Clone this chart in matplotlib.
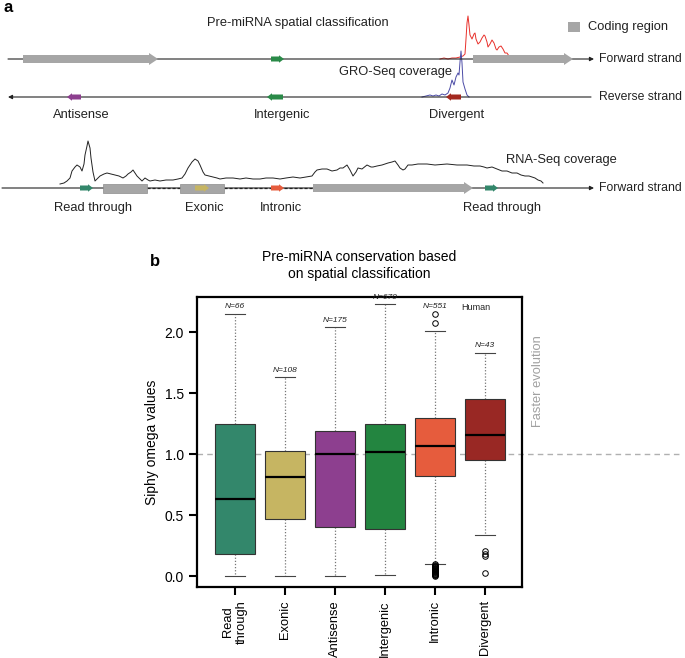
import matplotlib
matplotlib.use("Agg")
import matplotlib.pyplot as plt
from matplotlib.patches import FancyArrow, Rectangle
from matplotlib.transforms import blended_transform_factory

plt.rcParams['font.family'] = ['Liberation Sans', 'DejaVu Sans']

# ---------------- panel b data ----------------
categories = ['Read\nthrough', 'Exonic', 'Antisense', 'Intergenic', 'Intronic', 'Divergent']
counts = [66, 108, 175, 670, 551, 43]
q1 = [0.18, 0.47, 0.40, 0.385, 0.82, 0.95]
med = [0.63, 0.81, 1.00, 1.02, 1.07, 1.16]
q3 = [1.25, 1.03, 1.19, 1.25, 1.30, 1.45]
whis_lo = [0.0, 0.0, 0.0, 0.01, 0.10, 0.34]
whis_hi = [2.15, 1.63, 2.04, 2.23, 2.01, 1.83]
fliers = [
    [],
    [],
    [],
    [],
    [2.08, 2.15, 0.095, 0.09, 0.085, 0.08, 0.075, 0.07, 0.065, 0.06, 0.055, 0.05,
     0.045, 0.04, 0.035, 0.03, 0.025, 0.02, 0.015, 0.01, 0.005, 0.0],
    [0.205, 0.18, 0.165, 0.025],
]
box_colors = ['#33876b', '#c6b562', '#8d3f8f', '#238540', '#e65c3d', '#992824']

# ---------------- panel a data (schematic, pixel units) ----------------
# strands: (x_start, x_end, y)
strands = [(8, 594, 59), (591, 8, 97), (2, 594, 188)]
strand_labels = ['Forward strand', 'Reverse strand', 'Forward strand']
# coding regions drawn as arrows: (x_start, x_end, y)
coding_arrows = [(23, 158, 59), (473, 573, 59), (313, 473, 188)]
# coding regions drawn as boxes (exons): (x_start, x_end, y)
coding_boxes = [(103, 147, 188), (180, 224, 188)]
introns = [(147, 180, 188), (224, 313, 188)]
# pre-miRNAs: (x_start, x_end, y, colour)
mirnas = [(271, 284, 59, '#2a8a48'), (81, 67, 97, '#8d3f8f'), (283, 267, 97, '#2a8a48'),
          (461, 446, 97, '#a3281f'), (80, 93, 188, '#33876b'), (195, 209, 188, '#c6b562'),
          (271, 284, 188, '#e65c3d'), (485, 498, 188, '#33876b')]
mirna_labels = [('Antisense', 81, 115), ('Intergenic', 282, 115), ('Divergent', 457, 115),
                ('Read through', 93, 208), ('Exonic', 204, 208), ('Intronic', 281, 208),
                ('Read through', 502, 208)]

# GRO-Seq coverage, forward strand (x, height above strand)
gro_fwd_x = [440, 444, 448, 452, 456, 460, 463, 465, 466, 467, 468, 469, 470, 472, 474, 475,
             476, 478, 480, 482, 484, 485, 487, 488, 490, 492, 494, 496, 497, 499, 501, 503,
             505, 507, 509, 512, 516, 520, 524, 527]
gro_fwd_h = [0, 1, 0, 1, 1, 2, 3, 5, 20, 36, 43, 34, 24, 20, 25, 26, 20, 15, 17, 21, 24,
             23, 17, 12, 15, 19, 16, 10, 9, 12, 13, 10, 6, 6, 3, 2, 2, 1, 1, 0]
# GRO-Seq coverage, reverse strand
gro_rev_x = [422, 426, 430, 433, 436, 439, 442, 445, 448, 450, 452, 454, 456, 458, 459,
             460, 461, 462, 463, 465, 467, 469]
gro_rev_h = [0, 1, 2, 1, 2, 1, 3, 2, 4, 9, 17, 12, 20, 24, 22, 35, 46, 34, 15, 8, 2, 0]
# RNA-Seq coverage on the lower forward strand
rna_x = [60, 64, 67, 70, 72, 75, 77, 80, 82, 84, 85, 87, 88, 90, 91, 93, 95, 98, 100, 104,
         107, 111, 115, 119, 123, 126, 128, 131, 133, 135, 137, 140, 142, 145, 148, 150,
         155, 160, 166, 173, 178, 182, 185, 188, 192, 195, 198, 200, 203, 205, 209, 213,
         217, 220, 226, 233, 240, 246, 253, 260, 266, 273, 280, 286, 293, 300, 306, 312,
         315, 317, 322, 327, 332, 337, 340, 343, 347, 350, 353, 356, 358, 362, 367, 371,
         373, 377, 382, 385, 388, 392, 395, 398, 400, 403, 405, 408, 412, 418, 427, 435,
         447, 457, 467, 474, 480, 484, 487, 492, 497, 502, 507, 512, 517, 521, 525, 529,
         532, 535, 538, 541, 543]
rna_h = [2, 3, 5, 8, 15, 19, 21, 19, 15, 22, 31, 40, 45, 38, 28, 14, 5, 8, 10, 12, 13,
         12, 11, 10, 8, 10, 12, 14, 16, 13, 10, 7, 5, 8, 6, 5, 6, 5, 6, 6, 7, 8, 12, 18, 24,
         27, 25, 21, 14, 11, 10, 9, 8, 7, 8, 8, 7, 8, 7, 7, 8, 8, 7, 8, 9, 8, 9, 10, 14, 16,
         17, 17, 15, 16, 18, 18, 21, 16, 10, 14, 18, 17, 21, 19, 19, 20, 21, 22, 23, 24,
         25, 21, 18, 16, 17, 21, 21, 22, 22, 21, 22, 21, 21, 20, 20, 19, 18, 19, 17, 15, 15,
         13, 13, 11, 10, 10, 9, 8, 6, 5, 3]

fig = plt.figure(figsize=(6.85, 6.58), dpi=100)

# ---------------- panel a ----------------
sch = fig.add_axes([0, 0, 1, 1])
sch.set_xlim(0, 685)
sch.set_ylim(658, 0)
sch.axis('off')

for (x0, x1, y), lab in zip(strands, strand_labels):
    sch.annotate('', xy=(x1, y), xytext=(x0, y),
                 arrowprops=dict(arrowstyle='-|>', lw=0.8, color='#222222',
                                 mutation_scale=6, shrinkA=0, shrinkB=0))
    sch.text(599, y, lab, fontsize=8.8, va='center', ha='left', color='#222222')

# white-out the strand line under the exon/intron part, then redraw introns dashed
sch.plot([103, 313], [188, 188], color='white', lw=2, zorder=2)
for x0, x1, y in introns:
    sch.plot([x0, x1], [y, y], color='#222222', lw=0.9, ls=(0, (2.5, 1.5)), zorder=3)

for x0, x1, y in coding_arrows:
    sch.add_patch(FancyArrow(x0, y, x1 - x0, 0, width=8, head_width=12, head_length=9,
                             length_includes_head=True, color='#a6a6a6', lw=0, zorder=3))
for x0, x1, y in coding_boxes:
    sch.add_patch(Rectangle((x0, y - 4.5), x1 - x0, 9, facecolor='#a6a6a6',
                            edgecolor='#8c8c8c', lw=0.5, zorder=3))
for x0, x1, y, c in mirnas:
    sch.add_patch(FancyArrow(x0, y, x1 - x0, 0, width=5, head_width=7.5, head_length=5,
                             length_includes_head=True, color=c, lw=0, zorder=4))
for lab, x, y in mirna_labels:
    sch.text(x, y, lab, fontsize=9.3, ha='center', va='center', color='#222222')

sch.plot(gro_fwd_x, [59 - h for h in gro_fwd_h], color='#e8302a', lw=0.7, zorder=2)
sch.plot(gro_rev_x, [97 - h for h in gro_rev_h], color='#4b4ba6', lw=0.7, zorder=2)
sch.plot(rna_x, [186 - h for h in rna_h], color='#222222', lw=0.7, zorder=2)

sch.add_patch(Rectangle((568, 22), 12, 10, facecolor='#a6a6a6', edgecolor='none'))
sch.text(588, 27, 'Coding region', fontsize=9.3, va='center', ha='left', color='#222222')
sch.text(298, 23, 'Pre-miRNA spatial classification', fontsize=9.3, ha='center',
         va='center', color='#222222')
sch.text(396, 72, 'GRO-Seq coverage', fontsize=9.3, ha='center', va='center', color='#222222')
sch.text(561, 160, 'RNA-Seq coverage', fontsize=9.3, ha='center', va='center', color='#222222')
sch.text(4, 8, 'a', fontsize=12, fontweight='bold', va='center')
sch.text(150, 262, 'b', fontsize=12, fontweight='bold', va='center')

# ---------------- panel b ----------------
ax = fig.add_axes([197 / 685, 1 - 587 / 658, 325 / 685, 290 / 658])
positions = list(range(1, len(categories) + 1))
stats = []
for i in range(len(categories)):
    stats.append(dict(med=med[i], q1=q1[i], q3=q3[i], whislo=whis_lo[i],
                      whishi=whis_hi[i], fliers=fliers[i], label=categories[i]))

bp = ax.bxp(stats, positions=positions, widths=0.8, patch_artist=True,
            boxprops=dict(edgecolor='#333333', lw=0.8),
            medianprops=dict(color='black', lw=1.6),
            whiskerprops=dict(color='#777777', lw=0.9, ls=(0, (1, 1.5))),
            capprops=dict(color='#444444', lw=0.8),
            flierprops=dict(marker='o', mfc='none', mec='black', ms=4, mew=0.7))
for patch, c in zip(bp['boxes'], box_colors):
    patch.set_facecolor(c)
    patch.set_zorder(3)
for line in bp['medians']:
    line.set_zorder(4)

trans = blended_transform_factory(ax.transAxes, ax.transData)
ax.plot([0, (680 - 197) / 325], [1.0, 1.0], transform=trans, clip_on=False,
        color='#b0b0b0', lw=1.0, ls=(0, (4, 3)), zorder=1)

for pos, n, hi, fl in zip(positions, counts, whis_hi, fliers):
    top = max([hi] + fl)
    ax.text(pos, top + 0.03, f'N={n}', fontsize=6, style='italic', ha='center',
            va='bottom', color='#222222')

ax.text(5.52, 2.2, 'Human', fontsize=6.5, ha='left', va='center', color='#222222')
ax.text(7.06, 1.6, 'Faster evolution', rotation=90, fontsize=9.3, color='#a0a0a0',
        ha='center', va='center', clip_on=False)

ax.set_xlim(0.24, 6.74)
ax.set_ylim(-0.09, 2.29)
ax.set_yticks([0.0, 0.5, 1.0, 1.5, 2.0])
ax.set_yticklabels(['0.0', '0.5', '1.0', '1.5', '2.0'])
ax.set_xticks(positions)
ax.set_xticklabels(categories, rotation=90, ha='center', va='top', multialignment='center')
ax.tick_params(axis='both', length=6, width=1.5, labelsize=10, direction='out')
ax.tick_params(axis='x', labelsize=9.3)
for sp in ax.spines.values():
    sp.set_linewidth(1.6)
ax.set_ylabel('Siphy omega values', fontsize=10)
ax.set_title('Pre-miRNA conservation based\non spatial classification', fontsize=10,
             pad=14)

plt.savefig('out.png', dpi=100)
plt.close()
───
GIVEN EXERCISE
Go from the first line of the listing to the line holding "plt.rcParams['font.family'] = ['Liberation" and, please, transcribe those lines exactly, both included, with no pictures.

ANSWER TO THE EXERCISE
Clone this chart in matplotlib.
import matplotlib
matplotlib.use("Agg")
import matplotlib.pyplot as plt
from matplotlib.patches import FancyArrow, Rectangle
from matplotlib.transforms import blended_transform_factory

plt.rcParams['font.family'] = ['Liberation Sans', 'DejaVu Sans']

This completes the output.